Le problème aujourd’hui, c’est que Washington continue de soutenir les Frères Musulmans tout en le niant mais la meilleure preuve que leur soutien se poursuit aux islamistes c’est qu’ils les écoutent et se laissent manipuler et intoxiquer par leurs mensonges, notamment sur la situation en Tunisie, comme quand des membres du Congrès répètent sans vérifier que des parlementaires sont en prison en Tunisie pour des raisons politiques. Ce qui est totalement faux.
Que l’ambassadeur Donald Blome, qu’Antony Blinken, que Jack Sullivan, que les analyses de la CIA, qui ont trop mal analysé jusque-là le monde arabe, et que les membres du Congrès sensibles au lobbying des Frères Musulmans écoutent bien la vidéo de leur «ami» Ghannouchi qui appelait à la guerre sainte contre leur propre pays et après cela, s’ils continuent de croire les islamistes qu’ils les prennent chez eux à Washington pour bâtir avec eux une belle démocratie islamiste.

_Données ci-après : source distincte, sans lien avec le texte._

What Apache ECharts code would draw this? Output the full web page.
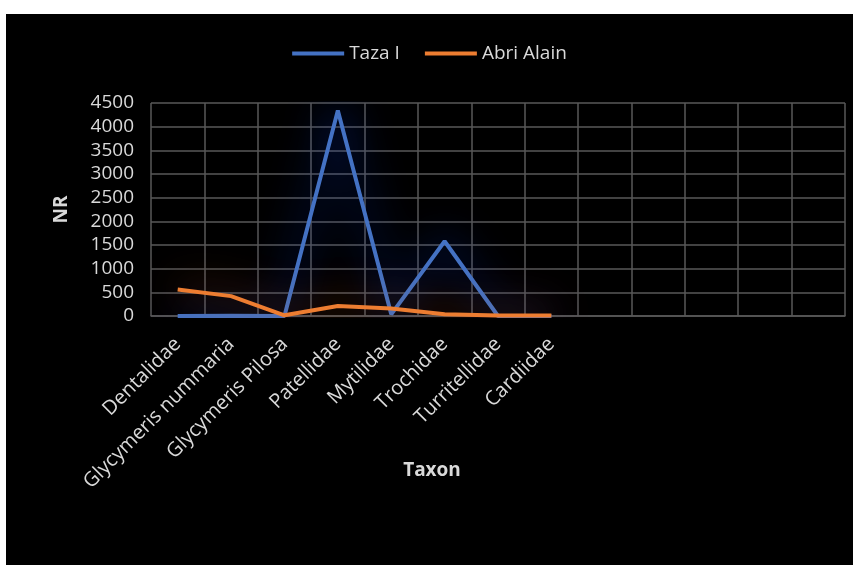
<!DOCTYPE html>
<html>
<head>
<meta charset="utf-8">
<script src="https://cdn.jsdelivr.net/npm/echarts@6/dist/echarts.min.js"></script>
<style>
  html, body { margin: 0; padding: 0; background: #ffffff; }
  #chart { position: absolute; left: 6px; top: 14px; width: 847px; height: 551px; background: #000000; }
</style>
</head>
<body>
<div id="chart"></div>
<script>
// categories (last 5 columns are empty in the original sheet)
var taxa = ['Dentalidae', 'Glycymeris nummaria', 'Glycymeris Pilosa', 'Patellidae',
            'Mytilidae', 'Trochidae', 'Turritellidae', 'Cardiidae', '', '', '', '', ''];
var tazaI = [0, 5, 0, 4340, 35, 1580, 0, 0];
var abriAlain = [560, 420, 15, 210, 160, 35, 10, 10];
var seriesNames = ['Taza I', 'Abri Alain'];

var font = 'Open Sans';
var textColor = '#d9d9d9';
var gridColor = '#595959';

var chart = echarts.init(document.getElementById('chart'));
var option = {
    backgroundColor: '#000000',
    animation: false,
    textStyle: { fontFamily: font, color: textColor },
    legend: {
        top: 25,
        left: 'center',
        icon: 'rect',
        itemWidth: 52,
        itemHeight: 4,
        itemGap: 25,
        textStyle: { color: textColor, fontSize: 19, fontFamily: font },
        data: seriesNames
    },
    grid: { left: 145, top: 89, width: 694, height: 213 },
    xAxis: {
        type: 'category',
        data: taxa,
        boundaryGap: true,
        name: 'Taxon',
        nameLocation: 'middle',
        nameGap: 145,
        nameMoveOverlap: false,
        nameTextStyle: { color: textColor, fontSize: 19, fontWeight: 'bold', padding: [0, 132, 0, 0] },
        axisLine: { show: true, lineStyle: { color: gridColor, width: 1.5 } },
        axisTick: { show: false },
        axisLabel: { interval: 0, rotate: 45, color: textColor, fontSize: 20, margin: 25 },
        splitLine: { show: true, interval: 0, lineStyle: { color: gridColor, width: 1.5 } }
    },
    yAxis: {
        type: 'value',
        min: 0,
        max: 4500,
        interval: 500,
        name: 'NR',
        nameLocation: 'middle',
        nameRotate: 90,
        nameGap: 80,
        nameMoveOverlap: false,
        nameTextStyle: { color: textColor, fontSize: 19, fontWeight: 'bold' },
        axisLine: { show: false },
        axisTick: { show: false },
        axisLabel: { color: textColor, fontSize: 19, margin: 17, formatter: function (v) { return String(v); } },
        splitLine: { lineStyle: { color: gridColor, width: 1.5 } }
    },
    series: [
        {
            name: seriesNames[0],
            type: 'line',
            data: tazaI,
            symbol: 'none',
            color: '#4472C4',
            lineStyle: { width: 4, color: '#4472C4', shadowBlur: 40, shadowColor: 'rgba(10,60,220,1)' }
        },
        {
            name: seriesNames[1],
            type: 'line',
            data: abriAlain,
            symbol: 'none',
            color: '#ED7D31',
            lineStyle: { width: 4, color: '#ED7D31', shadowBlur: 40, shadowColor: 'rgba(220,90,10,0.9)' }
        }
    ]
};
chart.setOption(option);
</script>
</body>
</html>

Le 25 juillet redonne de l’espoir aux Tunisiens
En ce qui nous concerne, nous autres Tunisiens, nous les avons essayés pendant dix ans, nous en avons bavé et nous avons eu la preuve définitive que démocratie et islamisme ne font pas bon ménage. De cette douloureuse expérience, notre pays est sorti traumatisé et économiquement en faillite. Et si nous sommes plus de 90% de Tunisiens à soutenir les «mesures exceptionnelles» du 25 juillet, c’est parce qu’elles ont mis ces fossoyeurs hors d’état de nuire et qu’elles vont nous permettre de reconstruire notre pays qu’ils ont détruit et sauver notre peuple qu’ils ont réduit à la mendicité.
Quant aux leçons américaines en matière de démocratie, elles sont très malvenues car un pays qui s’était donné pour objectif de bâtir une démocratie en Irak et en Afghanistan avec le résultat chaotique que l’on connaît est le dernier à pouvoir nous donner encore des leçons en la matière.